**What you are asked to do:** Return the number of lines that contain the word "this", and return nothing else.

══ Data to process ══

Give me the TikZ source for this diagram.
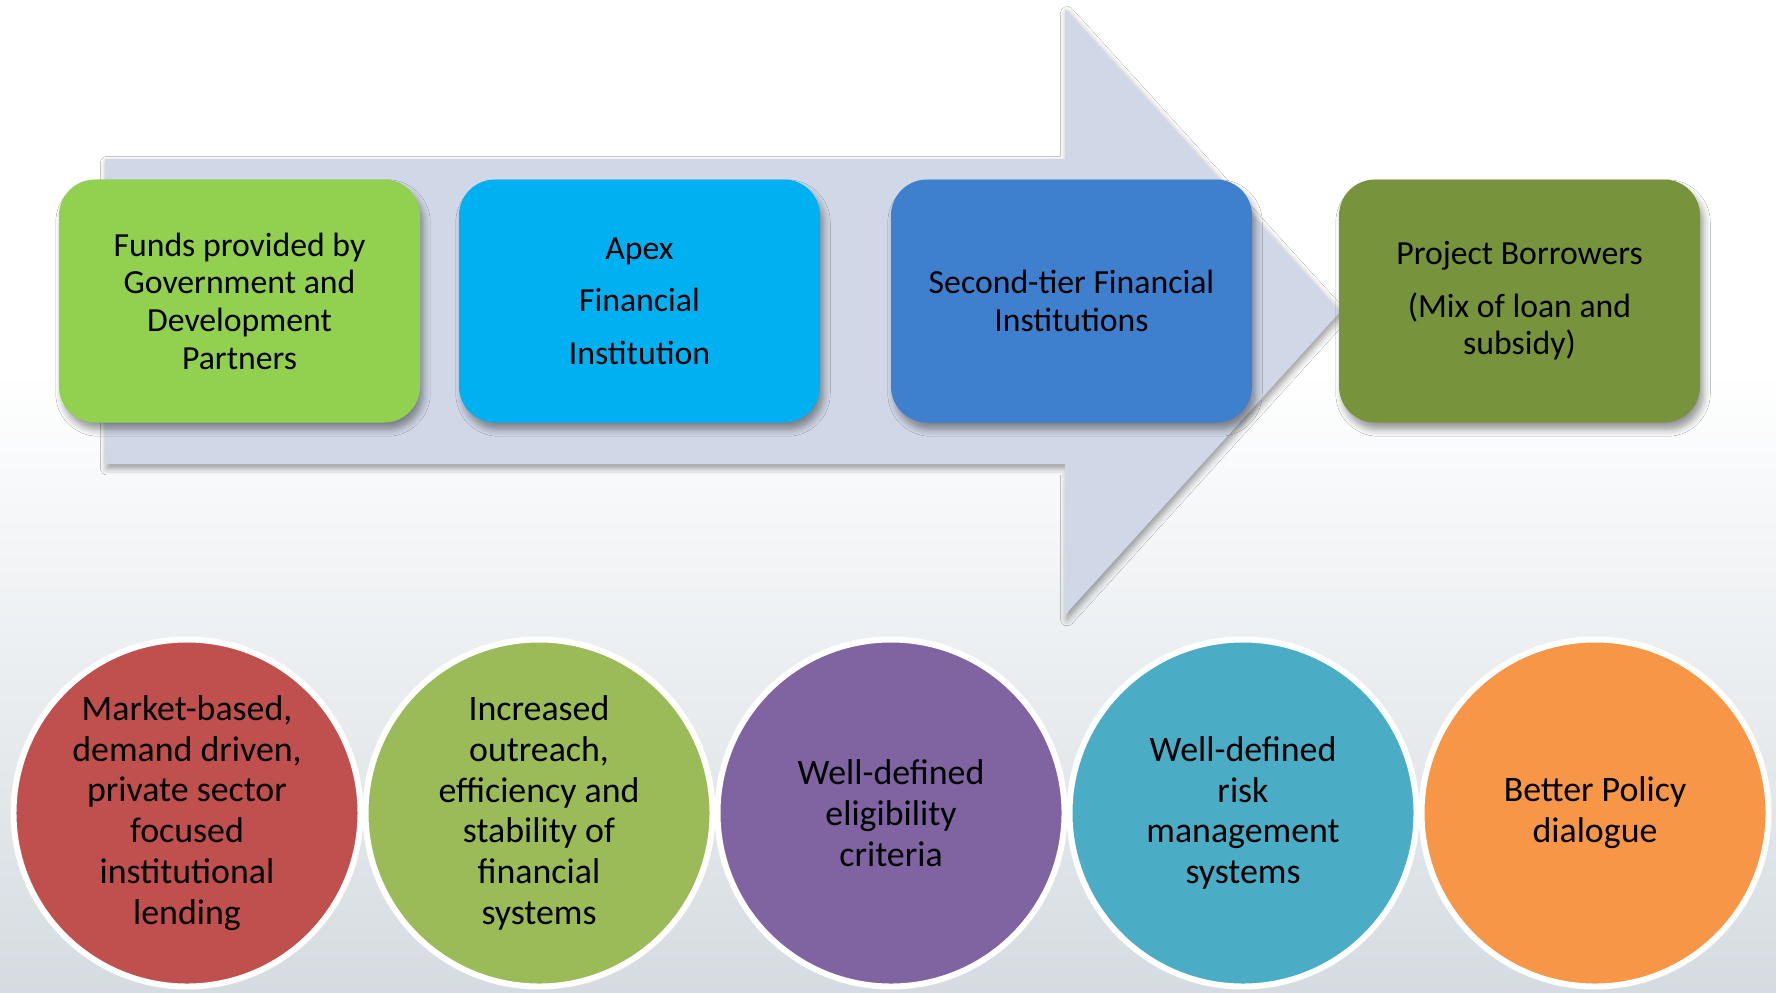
\documentclass[tikz,border=0pt]{standalone}
\usepackage{fontspec}
\setmainfont{Carlito}
\setsansfont{Carlito}
\usetikzlibrary{positioning,shadows,shadows.blur}

\definecolor{bgbottom}{HTML}{D5DCE1}
\definecolor{bgmiddle}{HTML}{E7EBEE}
\definecolor{flowfill}{HTML}{D0D8E7}
\definecolor{fundsgreen}{HTML}{92D050}
\definecolor{apexcyan}{HTML}{00B0F0}
\definecolor{tierblue}{HTML}{3E80CD}
\definecolor{borrowolive}{HTML}{77933C}
\definecolor{aimred}{HTML}{C0504D}
\definecolor{aimgreen}{HTML}{9BBB59}
\definecolor{aimpurple}{HTML}{8064A2}
\definecolor{aimteal}{HTML}{4BACC6}
\definecolor{aimorange}{HTML}{F79646}

\begin{document}
\begin{tikzpicture}[font=\sffamily]
    \tikzstyle{stage}=[rounded corners=0.36cm, minimum width=3.61cm, minimum height=2.43cm, align=center, inner sep=0pt, node distance=4cm, on grid, font=\sffamily\fontsize{9.6}{10.7}\selectfont, blur shadow={shadow xshift=1pt, shadow yshift=-2pt, shadow opacity=40, shadow blur steps=6}]
    \tikzstyle{aim}=[circle, draw=white, line width=1.7pt, minimum size=3.47cm, inner sep=0pt, align=center, node distance=3.52cm, on grid, font=\sffamily\fontsize{10.2}{11.6}\selectfont]

    % background
    \fill[white] (0,0) rectangle (17.76,9.92);
    \shade[top color=white, middle color=bgmiddle, bottom color=bgbottom] (0,0) rectangle (17.76,6.2);
    \useasboundingbox (0,0) rectangle (17.76,9.92);

    % big arrow
    \fill[flowfill, blur shadow={shadow xshift=0.6pt, shadow yshift=-1.2pt, shadow opacity=40, shadow blur steps=4}]
        (1.05,8.33) -- (10.65,8.33) -- (10.65,9.83) -- (13.40,6.80) -- (10.65,3.77) -- (10.65,5.28) -- (1.05,5.28) -- cycle;

    % flow of funds
    \node[stage, fill=fundsgreen] (funds) at (2.395,6.91) {Funds provided by\\Government and\\Development\\Partners};
    \node[stage, fill=apexcyan, right=4cm of funds] (apex) {Apex\\[4.2pt]Financial\\[4.2pt]Institution};
    \node[stage, fill=tierblue, right=4.32cm of apex] (tier) {Second-tier Financial\\Institutions};
    \node[stage, fill=borrowolive, right=4.48cm of tier] (borrowers) {Project Borrowers\\[4.2pt](Mix of loan and\\subsidy)};

    % expected results
    \node[aim, fill=aimred] (market) at (1.87,1.79) {Market-based,\\demand driven,\\private sector\\focused\\institutional\\lending};
    \node[aim, fill=aimgreen, right=of market] (outreach) {Increased\\outreach,\\efficiency and\\stability of\\financial\\systems};
    \node[aim, fill=aimpurple, right=of outreach] (eligible) {Well-defined\\eligibility\\criteria};
    \node[aim, fill=aimteal, right=of eligible] (risk) {Well-defined\\risk\\management\\systems};
    \node[aim, fill=aimorange, right=of risk] (policy) {Better Policy\\dialogue};
\end{tikzpicture}
\end{document}
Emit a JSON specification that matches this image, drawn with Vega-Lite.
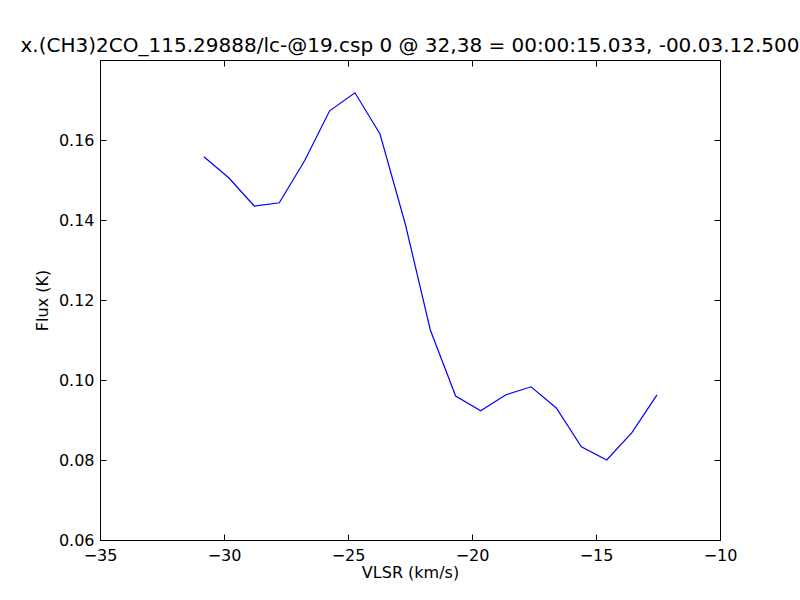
{
  "$schema": "https://vega.github.io/schema/vega-lite/v6.json",
  "width": 620,
  "height": 480,
  "autosize": {"type": "none"},
  "padding": {"left": 100, "top": 60, "right": 80, "bottom": 60},
  "background": "white",
  "config": {
    "font": "DejaVu Sans",
    "view": {"stroke": "black", "strokeWidth": 1},
    "axis": {"grid": false, "domainColor": "black", "tickColor": "black", "labelColor": "black", "titleColor": "black", "labelFont": "DejaVu Sans", "titleFont": "DejaVu Sans", "labelFontSize": 16, "titleFontSize": 16, "titleFontWeight": "normal", "tickSize": -6, "labelPadding": 12, "labelFlush": false, "labelOverlap": false}
  },
  "title": {"text": "x.(CH3)2CO_115.29888/lc-@19.csp 0 @ 32,38 = 00:00:15.033, -00.03.12.500", "font": "DejaVu Sans", "fontSize": 20, "fontWeight": "normal", "color": "black", "offset": 4, "anchor": "middle"},
  "data": {"values": [
    {"v": -30.81, "f": 0.1558},
    {"v": -29.80, "f": 0.1505},
    {"v": -28.78, "f": 0.1435},
    {"v": -27.77, "f": 0.1443},
    {"v": -26.75, "f": 0.1548},
    {"v": -25.74, "f": 0.1673},
    {"v": -24.72, "f": 0.1718},
    {"v": -23.71, "f": 0.1615},
    {"v": -22.69, "f": 0.1390},
    {"v": -21.68, "f": 0.1125},
    {"v": -20.66, "f": 0.0960},
    {"v": -19.65, "f": 0.0923},
    {"v": -18.63, "f": 0.0963},
    {"v": -17.62, "f": 0.0983},
    {"v": -16.60, "f": 0.0930},
    {"v": -15.59, "f": 0.0833},
    {"v": -14.57, "f": 0.0800},
    {"v": -13.56, "f": 0.0868},
    {"v": -12.54, "f": 0.0963}
  ]},
  "layer": [
    {
      "mark": {"type": "line", "color": "#0000ff", "strokeWidth": 1.2},
      "encoding": {
        "x": {"field": "v", "type": "quantitative", "scale": {"domain": [-35, -10], "nice": false, "zero": false}, "axis": {"title": "VLSR (km/s)", "values": [-35, -30, -25, -20, -15, -10], "format": "d", "titlePadding": 1, "labelPadding": 13}},
        "y": {"field": "f", "type": "quantitative", "scale": {"domain": [0.06, 0.18], "nice": false, "zero": false}, "axis": {"title": "Flux (K)", "values": [0.06, 0.08, 0.10, 0.12, 0.14, 0.16], "format": ".2f", "titlePadding": 8}}
      }
    },
    {
      "mark": {"type": "line", "opacity": 0},
      "encoding": {
        "x": {"field": "v", "type": "quantitative", "scale": {"domain": [-35, -10], "nice": false, "zero": false}, "axis": {"orient": "top", "title": null, "labels": false, "values": [-35, -30, -25, -20, -15, -10]}},
        "y": {"field": "f", "type": "quantitative", "scale": {"domain": [0.06, 0.18], "nice": false, "zero": false}, "axis": {"orient": "right", "title": null, "labels": false, "values": [0.06, 0.08, 0.10, 0.12, 0.14, 0.16, 0.18]}}
      }
    }
  ],
  "resolve": {"axis": {"x": "independent", "y": "independent"}}
}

═══

**Reply to the task:** 2